Важно, что я хотел выйти к морю. Мне думалось, что это очень просто. Вот тут Фонтанка впадает в Неву, значит, вот здесь она впадает в море. Значит, надо идти, идти по набережной и в конце концов выйдешь к морю. Ну и, стало быть, как греки-наемники из «Анабасиса» Ксенофонта, возопишь: «Таласса! Таласса!» – и ударишь в щит мечом, буде у тебя найдется щит и меч… И вот, каждое воскресенье я выходил в анабасис. Надо признаться, что парень я осторожный, можно сказать, трусоватый, поэтому далеко поначалу не уходил.
Шел себе по набережной, думал, мечтал, вспоминал. Я и сейчас, когда оказываюсь в тех местах, думаю, мечтаю, вспоминаю. Бородинка, скажем. Там была моя школа. А недалеко от школы – железнодорожный техникум. И до сих пор к стене этого техникума не привинчена мемориальная доска, а стоило бы. В этом здании в начале ХХ века работала знаменитая театральная студия Мейерхольда. А на пересечении Бородинки и набережной Фонтанки стоял не менее знаменитый пивной ларек.
Знаменит он был своей остойчивостью. С ним мужественно боролись учительницы нашей школы. Пытались его закрыть. Писали по инстанциям. Мол, тут дети в школу с ранцами и портфелями – топ-топ, а по пути следования ангельчиков – такой вертеп. Вы представляете себе, что они вынесут из общения? Ларек не менее мужественно отбивался. И стоял.
Насчет «вынесут»… Я «вынес» потрясающий афоризм. Шел себе из школы с портфельчиком мимо клубящейся очереди чающих пива и стал свидетелем (умиленным) конфликта… Какой-то жлоб (здоровенный) полез без очереди. Из очереди тут же выдвинулись два заступника неписаных законов. Были они худы и невелики ростом, но готовы к бою. Жлоб струхнул, но не до конца. Тогда один из выдвинувшихся грозно сказал: «Слушай, я ведь, вроде Гейне, чернилам предпочитаю кровь…»
Я чуть портфельчик не выронил на снег. Ничего себе формулировочка. Много позже я узнал источник. «Стихи, написанные кровью, я предпочитаю стихам, написанным чернилами» – этот афоризм приписывают Ницше. Ницше действительно его много раз цитировал, порой без указания авторства, поскольку любимый поэт Фридриха Ницше – всё же классика и странно было бы русскому писателю (скажем), цитируя: «Я памятник себе воздвиг нерукотворный», в скобках уточнять: «А. Пушкин».

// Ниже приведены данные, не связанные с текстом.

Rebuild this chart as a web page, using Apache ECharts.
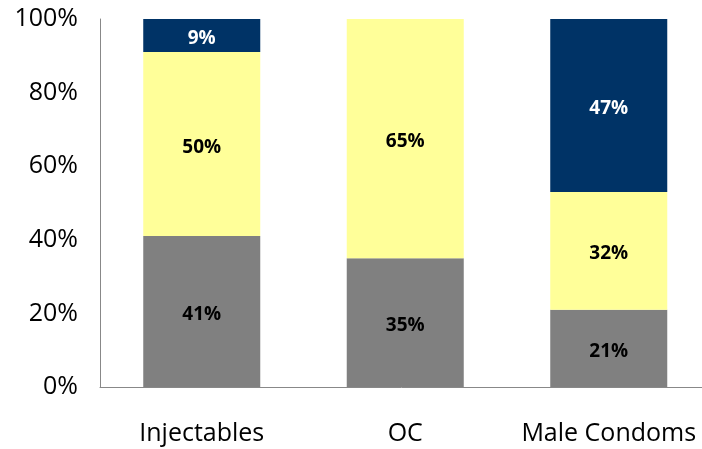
<!DOCTYPE html>
<html><head><meta charset="utf-8">
<script src="https://cdn.jsdelivr.net/npm/echarts@6/dist/echarts.min.js"></script>
<style>html,body{margin:0;padding:0;background:#fff}#c{width:702px;height:449px}</style>
</head><body><div id="c"></div>
<script>
const categories = ['Injectables', 'OC', 'Male Condoms'];
const grayValues = [41, 35, 21];
const yellowValues = [50, 65, 32];
const navyValues = [9, 0, 47];
const yTicks = [0, 20, 40, 60, 80, 100];

const chart = echarts.init(document.getElementById('c'));
const font = 'Open Sans';
function lbl(color) {
  return {
    show: true, position: 'inside', color: color, fontWeight: 'bold',
    fontSize: 19, fontFamily: font, offset: [0, 3],
    formatter: p => p.value > 0 ? p.value + '%' : ''
  };
}
chart.setOption({
  animation: false,
  grid: { left: 100, width: 610.5, top: 19, bottom: 62, outerBoundsMode: 'none', containLabel: false },
  xAxis: {
    type: 'category', data: categories,
    axisLine: { lineStyle: { color: '#888', width: 1 } },
    axisTick: { show: false },
    axisLabel: { fontSize: 25, color: '#000', fontFamily: font, margin: 34, interval: 0, hideOverlap: false }
  },
  yAxis: {
    type: 'value', min: 0, max: 100, interval: 20,
    axisLine: { show: true, lineStyle: { color: '#888', width: 1 } },
    axisTick: { show: false },
    splitLine: { show: false },
    axisLabel: { fontSize: 25, color: '#000', fontFamily: font, margin: 22,
      formatter: v => yTicks.includes(v) ? v + '%' : '' }
  },
  series: [
    { type: 'bar', stack: 's', data: grayValues, barWidth: '57.5%',
      itemStyle: { color: '#808080' }, label: lbl('#000') },
    { type: 'bar', stack: 's', data: yellowValues,
      itemStyle: { color: '#FFFF99' }, label: lbl('#000') },
    { type: 'bar', stack: 's', data: navyValues,
      itemStyle: { color: '#003366' }, label: lbl('#fff') }
  ]
});
</script></body></html>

Худой заступник неписаного закона очереди был абсолютно прав. Это афоризм Генриха Гейне. Еще позже я узнал, что на Бородинке соседствовали Валентин Пикуль и Виктор Конецкий и частенько выходили к пивному ларьку. Вот как-то есть у меня такое желание, такая ретромечта: тот самый мужик, что так лихо гейне-ницшевской цитатой осадил агрессивного хама, был Виктор Конецкий.
Словом, вот так я двигался, да вот и сейчас двигаюсь по Фонтанке-реке, цепляясь за разное памятью, воспоминаниями, сознанием с подсознанием. Большой желтый дом с белыми колоннами, полукружьем окруживший кусок набережной. Здесь были казармы Московского полка. Отсюда и по Гороховой вывел полк на Сенатскую Щепин-Ростовский. «Кивера да ментики», «как славно мы умрем сегодня», а впрочем, кивера да ментики – кавалерийское снаряжение… А «славно мы умрем сегодня» – в тему, в тему последнего неудавшегося дворцового гвардейского переворота, ставшего первой неудавшейся революцией.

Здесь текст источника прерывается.